Suara Pembaca
Gelombang pemutusan hubungan kerja (PHK) kembali muncul. Kali ini perusahaan sepatu PT Sepatu Bata Tbk (BATA), terpaksa harus menyetop pabrik produksi di daerah Purwakarta, Jawa Barat, hingga harus melakukan PHK terhadap 233 pekerjanya (13/5).
Sementara itu, berdasarkan Laporan Talent Acquisition Insights 2024 oleh Mercer Indonesia, sebanyak 69 persen perusahaan di Indonesia menyetop merekrut karyawan baru pada tahun lalu lantaran khawatir ada pemutusan hubungan kerja (PHK). Dari 69 persen jumlah itu, 67 persen di antaranya merupakan perusahaan besar.
Jika dipandang lebih luas, penyetopan ini akan menyulitkan masyarakat mendapatkan pekerjaan. Alhasil, pengangguran menjadi masalah yang tak terselesaikan. Bertambahnya pengangguran akibat penerapan kebijakan ini makin membuktikan hilangnya peran negara dalam menjamin kesejahteraan rakyat.

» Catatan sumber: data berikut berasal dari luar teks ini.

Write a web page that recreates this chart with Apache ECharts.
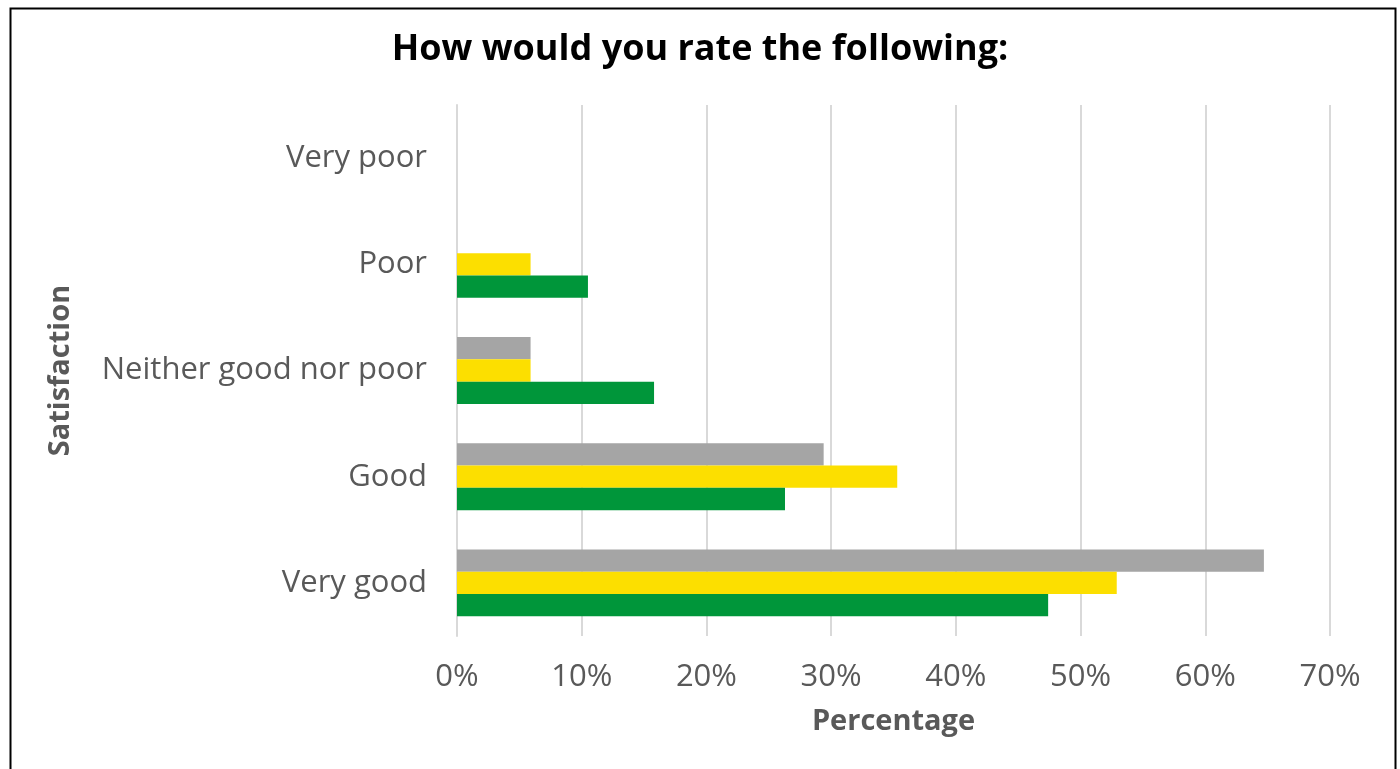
<!DOCTYPE html>
<html>
<head>
<meta charset="utf-8">
<script src="https://cdn.jsdelivr.net/npm/echarts@6/dist/echarts.min.js"></script>
<style>
html,body{margin:0;padding:0;background:#fff;}
#c{width:1400px;height:769px;}
</style>
</head>
<body>
<div id="c"></div>
<script>
const categories = ['Very good', 'Good', 'Neither good nor poor', 'Poor', 'Very poor'];
const seriesGray = [64.7, 29.4, 5.9, 0, 0];
const seriesYellow = [52.9, 35.3, 5.9, 5.9, 0];
const seriesGreen = [47.4, 26.3, 15.8, 10.5, 0];
const xTicks = [0, 10, 20, 30, 40, 50, 60, 70];

const font = '"Open Sans", "Noto Sans", sans-serif';
const chart = echarts.init(document.getElementById('c'), null, {renderer: 'canvas'});
const mk = (name, data, color) => ({
  name, type: 'bar', data, barGap: '0%', barCategoryGap: '37%',
  itemStyle: {color}, emphasis: {disabled: true}
});
chart.setOption({
  animation: false,
  textStyle: {fontFamily: font},
  graphic: [{
    type: 'rect', left: 8, top: 6, shape: {width: 1385, height: 800},
    style: {fill: 'none', stroke: '#000', lineWidth: 2}, silent: true
  }],
  title: {
    text: 'How would you rate the following:', left: 'center', top: 27,
    textStyle: {fontFamily: font, fontSize: 36, fontWeight: 'bold', color: '#000'}
  },
  grid: {left: 457, right: 70, top: 105, bottom: 133, containLabel: false},
  xAxis: {
    type: 'value', min: 0, max: 70, interval: 10,
    name: 'Percentage', nameLocation: 'middle', nameGap: 71,
    nameTextStyle: {fontFamily: font, fontSize: 29, fontWeight: 'bold', color: '#595959'},
    axisLabel: {formatter: v => xTicks.includes(v) ? v + '%' : '', fontSize: 31, color: '#595959', margin: 26, fontFamily: font},
    splitLine: {show: true, lineStyle: {color: '#D9D9D9', width: 2}},
    axisLine: {show: false}, axisTick: {show: false}
  },
  yAxis: {
    type: 'category', data: categories,
    name: 'Satisfaction', nameLocation: 'middle', nameGap: 382,
    nameTextStyle: {fontFamily: font, fontSize: 29, fontWeight: 'bold', color: '#595959'},
    axisLabel: {fontSize: 31, color: '#595959', margin: 30, fontFamily: font},
    axisLine: {show: true, lineStyle: {color: '#D9D9D9', width: 2}},
    axisTick: {show: false}
  },
  series: [
    mk('Series 3', seriesGray, '#A5A5A5'),
    mk('Series 2', seriesYellow, '#FCDF00'),
    mk('Series 1', seriesGreen, '#00963A')
  ]
});
</script>
</body>
</html>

Peran negara dalam sistem kapitalisme ini tidak lebih dari sekadar menjaga agar mekanisme pasar berjalan tanpa hambatan. Negara hanya berfungsi melayani para kapital dan mekanisme pasar. Negara hanya sebagai regulator sekaligus wasit antara perusahaan dan rakyat. Jika rakyat butuh pekerjaan, negara akan menghubungkan ke perusahaan yang ada. Tetapi, jika perusahaan tidak membutuhkan pekerja, negara tidak berbuat apa-apa, lalu membiarkan rakyat mencari pekerjaan secara mandiri.
Memang ada upaya pemerintah untuk mengatasi pengangguran, seperti membuka pelatihan-pelatihan kerja dan keterampilan hingga memberi pinjaman modal. Akan tetapi, upaya tersebut tidak bisa menjadi solusi karena tidak menjamin adanya lapangan pekerjaan yang luas.
Seharusnya, negara punya peran untuk mengurus urusan rakyat. Sebagaimana dalam sistem Khilafah Islamiyyah, khalifah sebagai penanggung jawab urusan umat menjamin kesejahteraan masyarakat. Yakni, dengan memastikan ketersediaan lapangan pekerjaan. Khilafah tidak akan membiarkan rakyatnya (yang terkategori wajib menafkahi) tidak bekerja.